Survey shows decrease in unlicensed cannabis purchases
A recent survey is showing changes in behaviour among B.C. cannabis consumers, including more responsible use and fewer people purchasing from unlicensed sellers.
The survey results show a significant decrease in the number of consumers who report buying from an unlicensed store – from 56% in 2018 to 17% in 2021, and 71% of consumers reported purchasing from licensed retailers. Findings suggest that most people in B.C. who choose to use cannabis are doing so responsibly.
“This comprehensive report gives us important information directly from people in British Columbia on their opinions and habits surrounding cannabis use,” said Mike Farnworth, Minister of Public Safety and Solicitor General. “From how it may impact their daily lives to perceptions around cannabis use and driving, it’s important for us to know this information so we can support a strong cannabis sector in B.C., while continuing to keep public health and safety the cornerstone of our policies.”
The 2021 B.C. Cannabis Use Survey follows up on an initial survey conducted in 2018 and is one of the first large-scale provincial studies assessing changes in cannabis behaviours and perceptions.
Results are representative of British Columbia’s population and provide information specific to each health authority and health service delivery area. BC Stats has developed an online application that enables further exploration of the findings.

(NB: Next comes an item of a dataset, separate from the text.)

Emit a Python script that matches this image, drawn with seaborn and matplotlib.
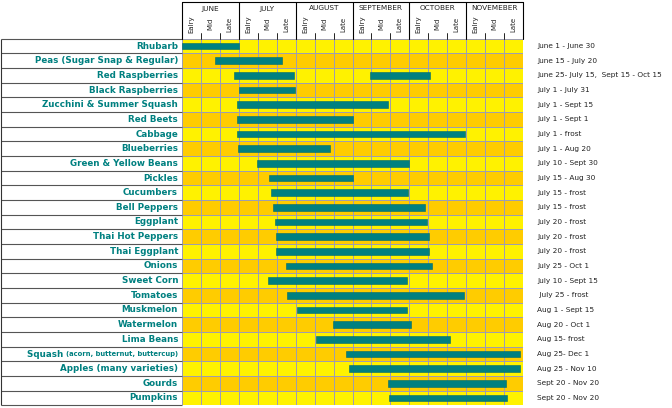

In 2021, 17% of people reported buying cannabis from a physical unlicensed store (down from 56% pre-legalization), and 9% bought from a dealer (down from 16% pre-legalization).
There has been a decrease in self-reported driving after cannabis use since 2018 (from 28% to 15%).
Since legalization, the prevalence of cannabis use in B.C. has increased four percentage points (from 28% to 32%).
Ingestible methods of cannabis use (e.g., edibles, beverages, oils, tinctures) and vaping products have become more popular since legalization.
Smoking dried flower has become less prevalent, although smoking is still the most popular method of use.
Nearly 25,000 people living in British Columbia participated in the survey.